The Problem with Reactive Diplomacy
The Türkiye-Azerbaijan episode reveals a recurring pattern in recent Indian foreign policy:
- Government displeasure → MEA demarches → amplification by influential social media accounts → public calls for boycotts → measurable drop in trade and tourism → eventual diplomatic damage requiring repair
- This escalation cycle has affected ties not just with adversaries but with close partners and neighbours — a concerning trend for a country seeking to expand its diplomatic footprint
- Tourism and trade boycotts, while emotionally satisfying domestically, are blunt instruments that disproportionately harm ordinary citizens and businesses on both sides
- Excluding envoys from military briefings signals displeasure but also reduces India's ability to shape narratives among those countries' governments
India's Strategic Autonomy Doctrine — NCERT Foundation
Class XII Political Science (Contemporary World Politics, Ch. 4) covers India's foreign policy principles:
- Panchsheel — peaceful coexistence; non-interference
- Non-alignment — independence from power blocs
- Strategic autonomy — freedom to pursue national interest without binding alliance commitments
The current reset with Türkiye and Azerbaijan is consistent with this doctrine — relationships must be managed on the basis of long-term national interest, not short-term emotional reactions to diplomatic statements.
Way Forward
- Maintain firm red lines on Kashmir and terrorism while keeping diplomatic channels open — these are not contradictory positions
- Develop issue-specific engagement frameworks — disagree on Kashmir, cooperate on INSTC, engage on trade
- Avoid public boycott amplification as a foreign policy tool — it constrains government flexibility and embitters bilateral atmospheres
- Leverage the Türkiye-Pakistan relationship diplomatically — engage Ankara on counter-terrorism frameworks where shared interests exist
- Protect India's role in the INSTC by ensuring Azerbaijan remains a functional corridor partner regardless of political friction
- Resist the temptation to form rigid counter-alliances — the India-Armenia-Greece framing limits India's options unnecessarily
Conclusion
India's re-engagement with Türkiye and Azerbaijan is less a retreat than a return to form — the pragmatic, interest-driven diplomacy that has historically served India well.

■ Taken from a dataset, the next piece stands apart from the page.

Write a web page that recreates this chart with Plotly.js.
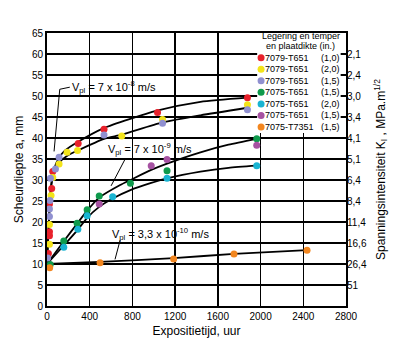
<!DOCTYPE html>
<html><head><meta charset="utf-8">
<script src="https://cdn.plot.ly/plotly-3.0.1.min.js"></script>
<style>html,body{margin:0;padding:0;background:#fff}#chart{width:400px;height:351px}</style>
</head><body><div id="chart"></div>
<script>
// ---- series (legend) ----
const seriesNames = ['7079-T651','7079-T651','7079-T651','7075-T651','7075-T651','7075-T651','7075-T7351'];
const seriesThickness = ['(1,0)','(2,0)','(1,5)','(1,5)','(2,0)','(1,5)','(1,5)'];
const seriesColors = ['#e8212b','#f3e41a','#9090d0','#0e9a4c','#19b4d2','#a652a2','#f2861f'];

// ---- measured points: exposure time (h) and crack depth (mm) ----
const red_t    = [13, 23, 23, 23, 44, 54, 292, 534, 1035, 1877];
const red_a    = [12.5, 16.7, 17.7, 24.3, 28.0, 32.0, 38.7, 42.1, 46.1, 49.6];
const yellow_t = [23, 23, 38, 54, 113, 188, 286, 700, 1082, 1877];
const yellow_a = [14.7, 19.4, 26.3, 30.6, 33.8, 36.6, 37.0, 40.5, 44.4, 47.9];
const lav_t    = [6, 23, 23, 28, 32, 79, 113, 534, 1082, 1877];
const lav_a    = [11.4, 21.3, 23.1, 25.1, 30.4, 32.6, 35.4, 40.7, 43.5, 46.7];
const green_t  = [30, 157, 282, 376, 489, 781, 1124, 1964];
const green_a  = [9.9, 15.5, 19.7, 22.9, 26.2, 29.2, 32.2, 39.8];
const cyan_t   = [157, 289, 376, 615, 1124, 1964];
const cyan_a   = [14.0, 18.3, 21.5, 26.0, 30.4, 33.4];
const purple_t = [489, 976, 1124, 1964];
const purple_a = [24.3, 33.4, 34.9, 38.3];
const orange_t = [25, 497, 1186, 1751, 2435];
const orange_a = [9.1, 10.3, 11.2, 12.4, 13.3];

// ---- drawn curves ----
const curveA_t = [0, 12, 25, 40, 63, 110, 167, 292, 527, 1030, 1437, 1877];
const curveA_a = [10, 17, 24, 29, 32.4, 35.2, 37.0, 39.1, 42.3, 46.5, 48.6, 49.6];
const curveB_t = [0, 12, 25, 40, 56, 120, 190, 286, 534, 700, 1082, 1437, 1877];
const curveB_a = [10, 17, 24, 28.5, 31.0, 34.3, 35.8, 37.0, 39.8, 40.8, 43.7, 45.4, 47.2];
const curveC_t = [0, 157, 282, 376, 489, 685, 781, 976, 1124, 1437, 1700, 1964];
const curveC_a = [10, 15.4, 19.6, 22.7, 25.8, 28.8, 30.0, 32.4, 33.9, 36.6, 38.4, 39.8];
const curveD_t = [0, 157, 289, 376, 489, 615, 781, 976, 1124, 1437, 1700, 1964];
const curveD_a = [10, 14.4, 18.2, 21.0, 23.6, 25.6, 27.6, 29.3, 30.4, 32.0, 32.9, 33.4];
const curveE_t = [0, 497, 1186, 1751, 2435];
const curveE_a = [10, 10.5, 11.4, 12.4, 13.3];

// ---- right axis (stress intensity) ----
const kDepths = [5, 10, 15, 20, 25, 30, 35, 40, 45, 50, 55, 60];
const kLabels = ['51','26,4','16,6','11,4','8,4','6,4','5,1','4,1','3,4','3,0','2,4','2,1'];

const FONT = 'Liberation Sans, Arial, sans-serif';
const pts = [[red_t,red_a],[yellow_t,yellow_a],[lav_t,lav_a],[green_t,green_a],[cyan_t,cyan_a],[purple_t,purple_a],[orange_t,orange_a]];

const traces = [];
[[curveA_t,curveA_a],[curveB_t,curveB_a],[curveC_t,curveC_a],[curveD_t,curveD_a],[curveE_t,curveE_a]].forEach(c=>{
  traces.push({x:c[0], y:c[1], type:'scatter', mode:'lines', line:{color:'#000', width:1.8, shape:'spline', smoothing:0.6}, showlegend:false, hoverinfo:'skip'});
});
pts.forEach((p,i)=>{
  traces.push({x:p[0], y:p[1], type:'scatter', mode:'markers', name:seriesNames[i]+' '+seriesThickness[i],
    marker:{color:seriesColors[i], size:7, line:{width:0}}, showlegend:false});
});
// right axis carrier
traces.push({x:[], y:[], yaxis:'y2', type:'scatter', mode:'markers', showlegend:false, hoverinfo:'skip'});
// custom legend keys
const legendRows = seriesNames.map((_,i)=>i);
const legendKeyX = 0.716;
traces.push({x:legendRows.map(()=>legendKeyX), y:legendRows, xaxis:'x3', yaxis:'y3', type:'scatter', mode:'markers',
  marker:{color:seriesColors, size:7, line:{width:0}}, showlegend:false, hoverinfo:'skip'});

const LF = {family:FONT, size:9, color:'#000'};
const annotations = [
  {xref:'x', yref:'y', x:214, y:52.1, xanchor:'left', yanchor:'middle', showarrow:false,
   text:'V<sub>pl</sub> = 7 x 10<sup>-8</sup> m/s', font:{family:FONT, size:11, color:'#000'}},
  {xref:'x', yref:'y', x:555, y:37.4, xanchor:'left', yanchor:'middle', showarrow:false,
   text:'V<sub>pl</sub> = 7 x 10<sup>-9</sup> m/s', font:{family:FONT, size:11, color:'#000'}},
  {xref:'x', yref:'y', x:587, y:17.1, xanchor:'left', yanchor:'middle', showarrow:false,
   text:'V<sub>pl</sub> = 3,3 x 10<sup>-10</sup> m/s', font:{family:FONT, size:11, color:'#000'}},
  {xref:'x3', yref:'y3', x:0.849, y:-1.85, xanchor:'center', yanchor:'middle', showarrow:false,
   text:'Legering en temper', font:LF, borderpad:0},
  {xref:'x3', yref:'y3', x:0.849, y:-0.98, xanchor:'center', yanchor:'middle', showarrow:false,
   text:'en plaatdikte (in.)', font:LF, borderpad:0}
];
legendRows.forEach(i=>{
  annotations.push({xref:'x3', yref:'y3', x:0.727, y:i, xanchor:'left', yanchor:'middle', showarrow:false,
    text:seriesNames[i], font:LF, borderpad:0});
  annotations.push({xref:'x3', yref:'y3', x:0.982, y:i, xanchor:'right', yanchor:'middle', showarrow:false,
    text:seriesThickness[i], font:LF, borderpad:0});
});

const leaders = [
  [119.5, 51.6, 213.6, 52.1],
  [119.5, 51.6, 66, 36.8],
  [732, 35.0, 600, 28.6],
  [685, 15.7, 637, 11.1]
];
const shapes = [
  // white backing behind the legend block (hides grid there)
  {type:'rect', xref:'x', yref:'y', x0:1968, x1:2750, y0:41.2, y1:65, fillcolor:'#fff', line:{width:0}, layer:'between'}
];
leaders.forEach(l=>shapes.push({type:'line', xref:'x', yref:'y', x0:l[0], y0:l[1], x1:l[2], y1:l[3], line:{color:'#000', width:1}, layer:'above'}));

const axBase = {showgrid:true, gridcolor:'#000', gridwidth:1.3, showline:true, linecolor:'#000', linewidth:2,
  mirror:true, ticks:'', zeroline:false, tickfont:{family:FONT, size:10, color:'#000'}};

const layout = {
  width:400, height:351,
  margin:{l:47, r:54, t:33, b:45},
  paper_bgcolor:'#fff', plot_bgcolor:'#fff',
  font:{family:FONT, color:'#000'},
  showlegend:false,
  xaxis:Object.assign({}, axBase, {range:[0,2800], tick0:0, dtick:400,
    title:{text:'Expositietijd, uur', font:{family:FONT, size:12, color:'#000'}, standoff:6}}),
  yaxis:Object.assign({}, axBase, {range:[0,65], tick0:0, dtick:5,
    title:{text:'Scheurdiepte a, mm', font:{family:FONT, size:12, color:'#000'}, standoff:6}}),
  yaxis2:{overlaying:'y', side:'right', anchor:'x', range:[0,65], tickmode:'array', tickvals:kDepths, ticktext:kLabels,
    showgrid:false, zeroline:false, showline:false, ticks:'', tickfont:{family:FONT, size:10, color:'#000'},
    title:{text:'Spanningsintensiteit K<sub>I</sub> , MPa.m<sup>1/2</sup>', font:{family:FONT, size:12, color:'#000'}, standoff:10}},
  xaxis3:{overlaying:'x', anchor:'y3', range:[0,1], visible:false, fixedrange:true},
  yaxis3:{overlaying:'y', anchor:'x3', range:[21.5,-2.14], visible:false, fixedrange:true},
  annotations:annotations,
  shapes:shapes
};

Plotly.newPlot('chart', traces, layout, {displayModeBar:false, staticPlot:true});
</script></body></html>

Operation Sindoor demonstrated India's willingness to act decisively on national security. The diplomatic reset demonstrates its willingness to think strategically once the immediate crisis passes. In a world of accelerating conflicts and shifting alignments, India's greatest foreign policy asset remains its refusal to be permanently assigned to any camp. That asset is worth protecting — even when, perhaps especially when, the domestic political temperature runs hot.